The intersection of compliance urgency and staff demographics created conditions in which oversight risks drifting into biased patterns. The bank faced regulatory expectations for visible, decisive action, and rapid employee investigations became a means to signal progress. Yet systemic AML failures are rarely solved through targeted personnel action alone, especially when breakdowns occur across technology, governance, and monitoring frameworks. Investigators operating under pressure may rely on simplified heuristics that fail to distinguish legitimate cultural financial norms from suspicious behaviors. Cash-based gifting traditions, family support payments, or community pooling for milestones such as home purchases can all resemble red flags when interpreted narrowly. Without culturally informed context, employees handling cash through family networks are at higher risk of misclassification.
Internal communication dynamics can exacerbate the issue. When compliance teams circulate early findings about risk clusters, an anchoring effect can occur, leading subsequent investigations to mirror earlier patterns. If initial cases involve individuals of a particular heritage, investigators may unconsciously treat similar staff as more likely to warrant review. Morale suffers when staff perceive investigations as unfair or culturally uninformed, eroding trust that is central to effective compliance culture. Over-focusing on personnel in one community can distract from broader institutional reforms required to rebuild effective AML frameworks. Effective remediation requires a balanced approach that addresses structural deficiencies while ensuring that staff evaluations remain fair, consistent, and proportional.

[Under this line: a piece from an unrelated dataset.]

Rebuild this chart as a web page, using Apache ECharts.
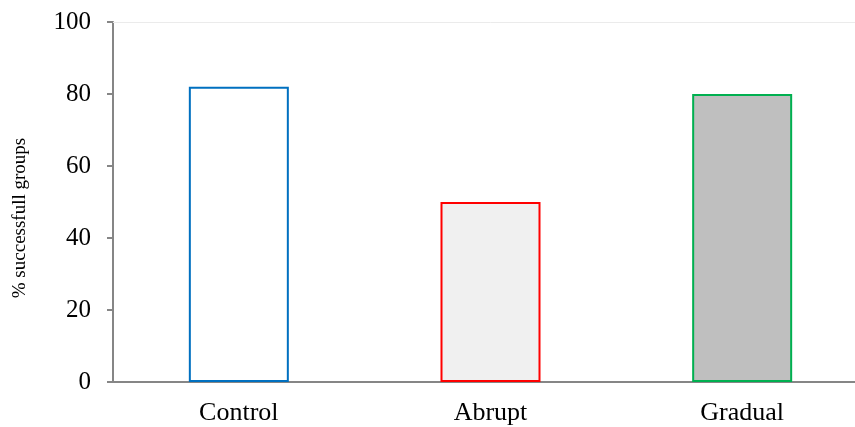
<!DOCTYPE html>
<html>
<head>
<meta charset="utf-8">
<script src="https://cdn.jsdelivr.net/npm/echarts@6/dist/echarts.min.js"></script>
<style>html,body{margin:0;padding:0;background:#fff;overflow:hidden;width:855px;height:427px}#c{width:868px;height:427px}</style>
</head>
<body>
<div id="c"></div>
<script>
const categories = ['Control', 'Abrupt', 'Gradual'];
const values = [82, 50, 80];
const yTicks = [0, 20, 40, 60, 80, 100];
const yTitle = '% successfull groups';
const borderColors = ['#0070C0', '#FF0000', '#00B050'];
const fillColors = ['#FFFFFF', '#F0F0F0', '#BFBFBF'];

const chart = echarts.init(document.getElementById('c'));
const font = 'Liberation Serif, Times New Roman, serif';
chart.setOption({
  animation: false,
  grid: { left: 113, right: 0, top: 22, bottom: 45, containLabel: false },
  graphic: [{
    type: 'text', x: 20, y: 218, rotation: Math.PI / 2,
    style: { text: yTitle, fill: '#000', font: '19px ' + font, align: 'center', verticalAlign: 'middle' }
  }],
  xAxis: [{
    type: 'category', data: categories, position: 'bottom',
    axisLine: { lineStyle: { color: '#868686', width: 2 } },
    axisTick: { show: false },
    axisLabel: { color: '#000', fontFamily: font, fontSize: 26, margin: 18 }
  }, {
    type: 'category', data: categories, position: 'top',
    axisLine: { lineStyle: { color: '#EBEBEB', width: 1 } },
    axisTick: { show: false }, axisLabel: { show: false }
  }],
  yAxis: {
    type: 'value', min: yTicks[0], max: yTicks[yTicks.length - 1], interval: 20,
    axisLine: { show: true, lineStyle: { color: '#868686', width: 2 } },
    axisTick: { show: true, length: 6, lineStyle: { color: '#868686', width: 2 } },
    axisLabel: { color: '#000', fontFamily: font, fontSize: 25, margin: 22 },
    splitLine: { show: false }
  },
  series: [{
    type: 'bar', barWidth: 100, xAxisIndex: 0,
    data: values.map((v, i) => ({
      value: v,
      itemStyle: { color: fillColors[i], borderColor: borderColors[i], borderWidth: 2 }
    }))
  }]
});
</script>
</body>
</html>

The case offers practical lessons for AML and compliance leaders. First, investigations must be risk-driven, not heritage-driven; demographic characteristics should not correlate with investigative intensity unless supported by objective indicators. Second, cultural competency must expand within investigative teams. Understanding financial behavior in diaspora communities, where informal networks and cash-based support systems are common, is essential for accurate risk assessment. Deviations from mainstream patterns should not automatically be treated as suspicious. Third, audit and risk functions should track demographic patterns in outcomes. If disciplinary actions or account closures cluster in one group, protocols and escalation criteria should be reviewed immediately to prevent structural bias. Fourth, institutions must communicate clearly with employees about investigative processes, expectations, and documentation requirements to prevent perceptions of unfairness. Fifth, structural system improvements must remain the remediation focus; core failures involved monitoring gaps, delayed escalation, and insufficient integration between branch oversight and centralized risk management. Overemphasis on individual staff reviews risks repeating errors. Finally, leadership should foster a culture where fairness concerns can be raised without fear of retaliation, with accessible whistleblowing channels and escalation pathways.
Financial institutions operating in diverse markets must ensure that AML frameworks reflect and respect community diversity. Without such measures, corrective action intended to strengthen controls can inadvertently erode trust, damage morale, and create new risks for the organization.